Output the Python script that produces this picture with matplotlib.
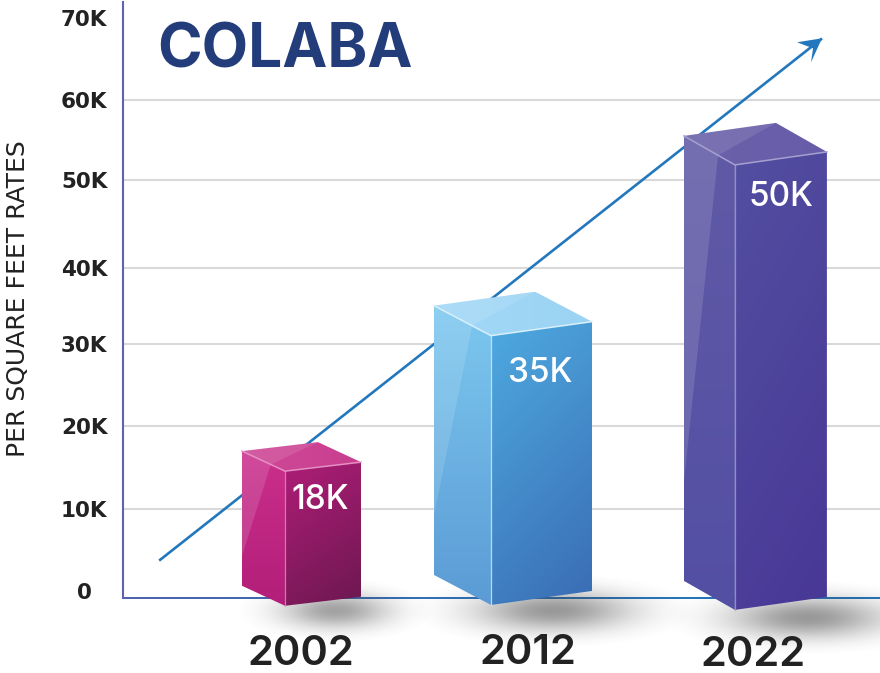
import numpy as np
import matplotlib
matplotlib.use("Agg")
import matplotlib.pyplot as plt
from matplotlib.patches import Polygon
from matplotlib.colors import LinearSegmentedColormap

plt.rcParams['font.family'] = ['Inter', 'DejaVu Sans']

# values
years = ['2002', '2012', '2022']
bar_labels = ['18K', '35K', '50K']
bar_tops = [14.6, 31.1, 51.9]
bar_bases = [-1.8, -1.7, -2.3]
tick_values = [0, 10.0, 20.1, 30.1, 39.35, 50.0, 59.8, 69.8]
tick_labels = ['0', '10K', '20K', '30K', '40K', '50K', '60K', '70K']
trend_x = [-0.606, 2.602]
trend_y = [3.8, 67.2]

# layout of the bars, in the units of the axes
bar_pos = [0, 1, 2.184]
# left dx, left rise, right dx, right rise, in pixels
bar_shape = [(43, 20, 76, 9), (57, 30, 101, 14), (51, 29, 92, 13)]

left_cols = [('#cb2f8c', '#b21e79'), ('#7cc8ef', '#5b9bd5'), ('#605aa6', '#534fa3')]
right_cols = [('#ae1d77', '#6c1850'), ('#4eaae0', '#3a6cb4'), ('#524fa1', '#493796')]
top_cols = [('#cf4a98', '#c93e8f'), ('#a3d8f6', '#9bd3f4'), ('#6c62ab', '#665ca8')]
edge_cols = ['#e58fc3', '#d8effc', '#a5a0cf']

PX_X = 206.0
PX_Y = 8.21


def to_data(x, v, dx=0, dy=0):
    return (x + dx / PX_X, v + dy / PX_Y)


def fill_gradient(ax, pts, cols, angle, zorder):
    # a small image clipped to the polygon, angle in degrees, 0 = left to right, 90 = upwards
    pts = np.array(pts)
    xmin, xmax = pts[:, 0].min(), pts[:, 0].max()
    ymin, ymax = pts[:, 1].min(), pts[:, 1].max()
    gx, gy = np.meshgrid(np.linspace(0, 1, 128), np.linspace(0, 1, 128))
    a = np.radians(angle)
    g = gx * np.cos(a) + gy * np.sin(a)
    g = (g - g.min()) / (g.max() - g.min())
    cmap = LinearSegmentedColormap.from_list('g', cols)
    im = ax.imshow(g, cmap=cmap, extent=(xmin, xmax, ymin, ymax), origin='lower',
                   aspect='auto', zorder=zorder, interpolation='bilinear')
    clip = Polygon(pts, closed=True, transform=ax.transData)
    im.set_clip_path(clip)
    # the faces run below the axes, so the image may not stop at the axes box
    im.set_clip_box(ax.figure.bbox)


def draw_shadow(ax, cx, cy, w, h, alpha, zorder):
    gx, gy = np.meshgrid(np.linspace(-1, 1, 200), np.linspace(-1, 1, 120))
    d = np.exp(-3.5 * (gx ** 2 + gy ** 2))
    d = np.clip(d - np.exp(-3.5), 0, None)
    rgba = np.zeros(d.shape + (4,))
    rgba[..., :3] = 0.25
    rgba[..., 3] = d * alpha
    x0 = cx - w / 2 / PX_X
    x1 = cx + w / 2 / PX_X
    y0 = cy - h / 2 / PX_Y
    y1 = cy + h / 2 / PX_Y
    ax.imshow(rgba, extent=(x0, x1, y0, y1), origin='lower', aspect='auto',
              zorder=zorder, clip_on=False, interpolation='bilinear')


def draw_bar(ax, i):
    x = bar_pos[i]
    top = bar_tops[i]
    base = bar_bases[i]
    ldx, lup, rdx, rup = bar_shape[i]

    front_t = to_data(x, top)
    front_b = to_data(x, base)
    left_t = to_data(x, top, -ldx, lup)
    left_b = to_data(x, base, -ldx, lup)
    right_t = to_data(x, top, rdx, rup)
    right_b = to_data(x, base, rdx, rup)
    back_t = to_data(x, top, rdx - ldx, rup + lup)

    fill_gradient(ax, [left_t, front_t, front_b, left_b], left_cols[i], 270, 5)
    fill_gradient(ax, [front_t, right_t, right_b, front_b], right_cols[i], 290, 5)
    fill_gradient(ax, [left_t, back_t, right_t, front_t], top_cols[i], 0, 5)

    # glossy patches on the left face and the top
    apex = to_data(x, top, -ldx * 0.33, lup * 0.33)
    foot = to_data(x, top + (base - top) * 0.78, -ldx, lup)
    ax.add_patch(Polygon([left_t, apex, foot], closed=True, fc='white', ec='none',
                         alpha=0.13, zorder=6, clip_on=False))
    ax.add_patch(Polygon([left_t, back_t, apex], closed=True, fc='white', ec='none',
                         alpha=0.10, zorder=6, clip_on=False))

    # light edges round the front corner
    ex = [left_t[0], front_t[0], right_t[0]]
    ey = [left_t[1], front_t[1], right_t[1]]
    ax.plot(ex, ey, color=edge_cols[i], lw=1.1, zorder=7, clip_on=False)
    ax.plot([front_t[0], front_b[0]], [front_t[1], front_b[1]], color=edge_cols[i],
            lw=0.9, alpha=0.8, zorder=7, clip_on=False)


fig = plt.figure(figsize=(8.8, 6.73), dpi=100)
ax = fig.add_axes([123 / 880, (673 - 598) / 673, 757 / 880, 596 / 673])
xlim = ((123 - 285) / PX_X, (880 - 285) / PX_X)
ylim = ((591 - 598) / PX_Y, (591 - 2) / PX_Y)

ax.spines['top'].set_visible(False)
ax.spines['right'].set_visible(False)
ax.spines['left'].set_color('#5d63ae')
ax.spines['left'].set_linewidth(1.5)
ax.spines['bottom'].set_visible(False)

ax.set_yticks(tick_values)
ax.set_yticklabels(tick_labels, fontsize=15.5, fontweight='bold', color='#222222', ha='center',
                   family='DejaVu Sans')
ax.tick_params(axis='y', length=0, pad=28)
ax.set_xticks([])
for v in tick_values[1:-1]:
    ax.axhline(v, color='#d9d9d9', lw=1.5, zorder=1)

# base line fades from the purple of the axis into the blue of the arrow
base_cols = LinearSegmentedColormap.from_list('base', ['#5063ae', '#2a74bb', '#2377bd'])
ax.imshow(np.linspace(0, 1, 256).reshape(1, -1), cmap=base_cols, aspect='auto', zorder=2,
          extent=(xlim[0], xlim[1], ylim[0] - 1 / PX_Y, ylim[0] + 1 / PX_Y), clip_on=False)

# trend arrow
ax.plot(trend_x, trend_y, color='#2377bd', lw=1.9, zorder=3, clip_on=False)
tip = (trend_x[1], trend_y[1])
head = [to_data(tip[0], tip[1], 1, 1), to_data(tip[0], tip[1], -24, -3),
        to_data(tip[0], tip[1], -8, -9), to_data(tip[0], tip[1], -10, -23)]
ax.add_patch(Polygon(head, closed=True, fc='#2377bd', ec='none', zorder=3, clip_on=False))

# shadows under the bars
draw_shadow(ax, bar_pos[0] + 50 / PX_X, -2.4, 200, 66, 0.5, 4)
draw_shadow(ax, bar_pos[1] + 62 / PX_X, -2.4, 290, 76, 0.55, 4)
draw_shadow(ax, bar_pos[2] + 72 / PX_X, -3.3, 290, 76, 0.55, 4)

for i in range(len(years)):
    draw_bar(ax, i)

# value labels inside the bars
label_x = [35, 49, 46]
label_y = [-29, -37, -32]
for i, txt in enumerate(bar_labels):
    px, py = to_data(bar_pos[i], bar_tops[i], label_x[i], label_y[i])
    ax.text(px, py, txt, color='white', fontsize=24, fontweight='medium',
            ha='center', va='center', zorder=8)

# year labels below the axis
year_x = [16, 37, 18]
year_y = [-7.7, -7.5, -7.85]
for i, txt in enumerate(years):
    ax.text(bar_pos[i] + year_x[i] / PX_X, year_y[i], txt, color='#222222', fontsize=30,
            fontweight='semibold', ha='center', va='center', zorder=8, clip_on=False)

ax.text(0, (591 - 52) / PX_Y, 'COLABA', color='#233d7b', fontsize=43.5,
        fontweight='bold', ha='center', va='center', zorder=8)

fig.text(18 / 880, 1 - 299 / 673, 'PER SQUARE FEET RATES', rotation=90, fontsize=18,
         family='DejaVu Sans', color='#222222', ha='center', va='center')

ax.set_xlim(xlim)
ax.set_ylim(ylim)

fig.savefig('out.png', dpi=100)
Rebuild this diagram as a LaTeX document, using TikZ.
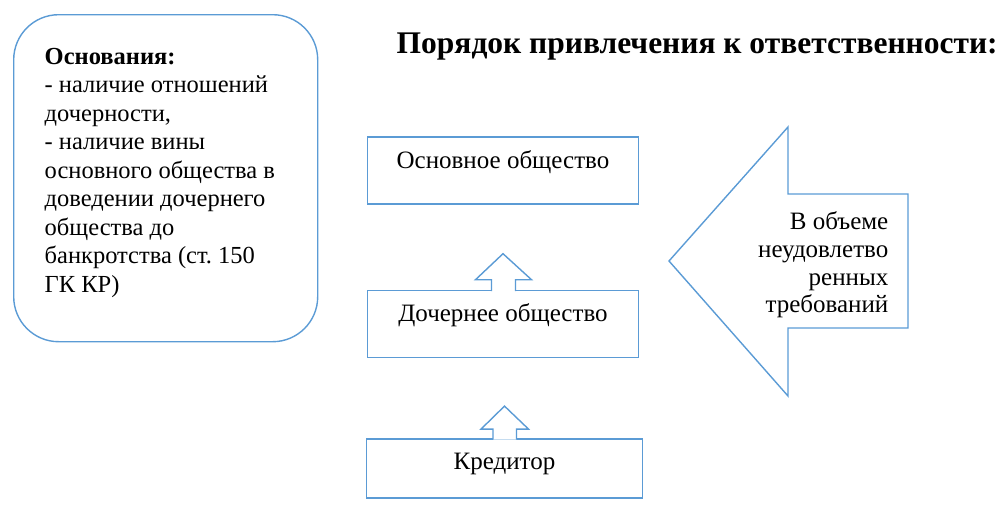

※

» **STATED EXERCISE**: Give again, word for word, every line from the top of the data above to the line holding "plt.rcParams['font.family'] = ['Inter', 'DejaVu", inclusive, with the pictures left out.

» **OUTPUT OF THE EXERCISE**:
Output the Python script that produces this picture with matplotlib.
import numpy as np
import matplotlib
matplotlib.use("Agg")
import matplotlib.pyplot as plt
from matplotlib.patches import Polygon
from matplotlib.colors import LinearSegmentedColormap

plt.rcParams['font.family'] = ['Inter', 'DejaVu Sans']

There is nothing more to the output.